{Reference Type}: Journal Article
{Title}: 2D Amino-Functionalized Black Phosphorus: A New Approach to Improve Hydrogen Gas Detection Performance.
{Author}: Rossi A;Impemba S;Serrano-Ruiz M;Caporali M;Fabbri B;Valt M;Gaiardo A;Filippi J;Vanzetti L;Banchelli M;Vincenzi D;Guidi V;
{Journal}: ACS Appl Mater Interfaces
{Volume}: 16
{Issue}: 30
{Year}: 2024 Jul 31
{Factor}: 10.383
{DOI}: 10.1021/acsami.4c06137
{Abstract}: In recent years, hydrogen has gained attention as a potential solution to replace fossil fuels, thus reducing greenhouse gas emissions. The development of ever improving hydrogen sensors is a topic that is constantly under study due to concerns about the inherent risk of leaks of this gas and potential explosions.

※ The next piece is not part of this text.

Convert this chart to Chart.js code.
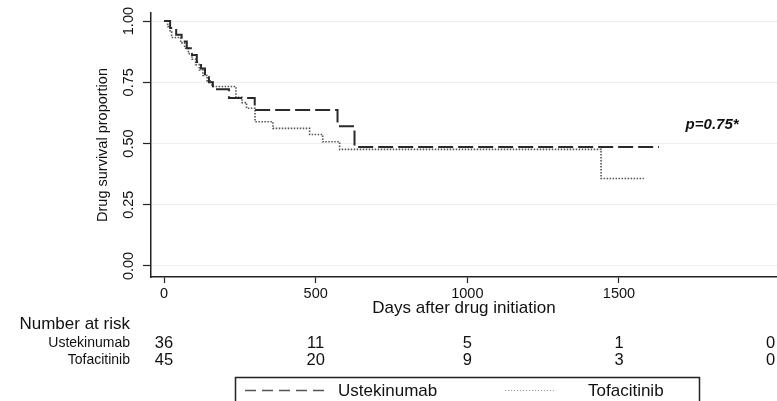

In this work, a new, long-term, stable phosphorene-based sensor was developed for hydrogen detection. A simple functionalization of phosphorene using urea was employed to synthesize an air-stable material, subsequently used to prepare films for gas sensing applications, via the drop casting method. The material was deeply characterized by different techniques (scanning electron microscopy, X-ray diffraction, X-ray photoelectron, and Raman spectroscopy), and the stability of the material in a noninert atmosphere was evaluated. The phosphorene-based sensor exhibited high sensitivity (up to 700 ppm) and selectivity toward hydrogen at room temperature, as well as long-term stability over five months under ambient conditions. To gain further insight into the gas sensing mechanism over the surface, we employed a dedicated apparatus, namely operando diffuse reflectance infrared Fourier transform, by exposing the chemoresistive sensor to hydrogen gas under dry air conditions.